What comes after quadrillion
Quintillion comes after quadrillion. The name sequence is stable, while the associated power of ten depends on whether short scale or long scale naming is used.
Large-number naming and powers of ten
Large-number names group digits in powers of ten. Scientific notation expresses the same idea with \(10^n\). Two conventions appear in practice:
- Short scale (modern English in many contexts): each new “-illion” increases the exponent by 3.
- Long scale (historical in parts of Europe and some languages): each new “-illion” increases the exponent by 6.
The next name after quadrillion is quintillion in both conventions:
\( \text{quadrillion} \rightarrow \text{quintillion} \)
Visualization: quadrillion → quintillion on short vs long scale
Short scale values (common in modern English usage)
In short scale naming, each “-illion” advances by three powers of ten.
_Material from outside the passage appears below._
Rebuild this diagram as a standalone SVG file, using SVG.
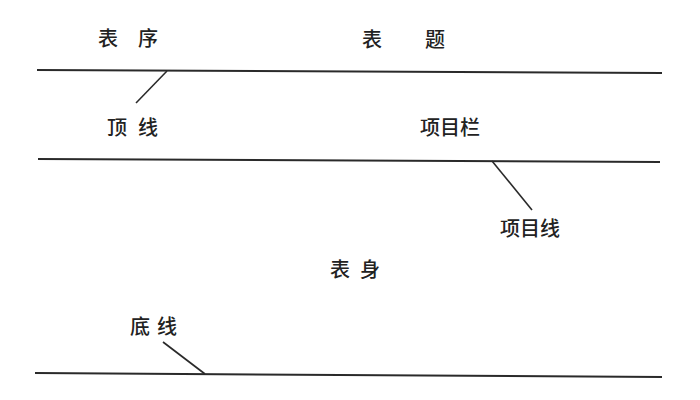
<svg xmlns="http://www.w3.org/2000/svg" width="700" height="400" viewBox="0 0 700 400">
<style>
  .lbl { font-family: "Noto Sans CJK SC", "Noto Sans", sans-serif; font-size: 20px; font-weight: 500; fill: #222; dominant-baseline: central; }
  .rule { stroke: #2a2a2a; stroke-width: 2; fill: none; }
  .lead { stroke: #2a2a2a; stroke-width: 1.6; fill: none; }
</style>
<rect width="700" height="400" fill="#ffffff"/>
<g id="rules">
  <line class="rule" x1="37" y1="70" x2="662" y2="73"/>
  <line class="rule" x1="38" y1="159" x2="660" y2="162"/>
  <line class="rule" x1="35" y1="373" x2="662" y2="377"/>
</g>
<g id="node-biaoxu"><text class="lbl" x="98" y="37">表<tspan x="138">序</tspan></text></g>
<g id="node-biaoti"><text class="lbl" x="362" y="38">表<tspan x="425">题</tspan></text></g>
<g id="node-dingxian"><text class="lbl" x="107" y="126">顶<tspan x="138">线</tspan></text></g>
<g id="node-xiangmulan"><text class="lbl" x="420" y="126">项目栏</text></g>
<g id="node-xiangmuxian"><text class="lbl" x="500" y="227">项目线</text></g>
<g id="node-biaoshen"><text class="lbl" x="330" y="268">表<tspan x="360">身</tspan></text></g>
<g id="node-dixian"><text class="lbl" x="130" y="325">底<tspan x="157">线</tspan></text></g>
<g id="connectors">
  <line class="lead" x1="167" y1="71" x2="136" y2="103"/>
  <line class="lead" x1="492" y1="161" x2="532" y2="210"/>
  <line class="lead" x1="163" y1="342" x2="205" y2="374"/>
</g>
</svg>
The transition from quadrillion to quintillion is:
\[ 10^{15}\ (\text{quadrillion}) \;\rightarrow\; 10^{18}\ (\text{quintillion}) \]
Long scale values (used in some languages and historical contexts)
In long scale naming, each “-illion” advances by six powers of ten. The same next-name relationship appears, with different magnitudes:
\[ 10^{24}\ (\text{quadrillion}) \;\rightarrow\; 10^{30}\ (\text{quintillion}) \]
Reference table of nearby names
| Number name | Short scale (power of ten) | Long scale (power of ten) |
|---|---|---|
| trillion | \(10^{12}\) | \(10^{18}\) |
| quadrillion | \(10^{15}\) | \(10^{24}\) |
| quintillion | \(10^{18}\) | \(10^{30}\) |
| sextillion | \(10^{21}\) | \(10^{36}\) |
Common pitfalls
- Scale mismatch: the name after quadrillion remains quintillion, while the exponent differs by convention.
- Digit grouping confusion: short scale groups by thousands (\(10^3\)) per “-illion,” while long scale advances by million-squared steps (\(10^6\)) per “-illion.”
- Mixed notation: scientific notation \(a \times 10^n\) removes ambiguity when the scale is unclear.
Quintillion is the standard next large-number name after quadrillion, and scientific notation (\(10^n\)) provides an unambiguous statement of magnitude.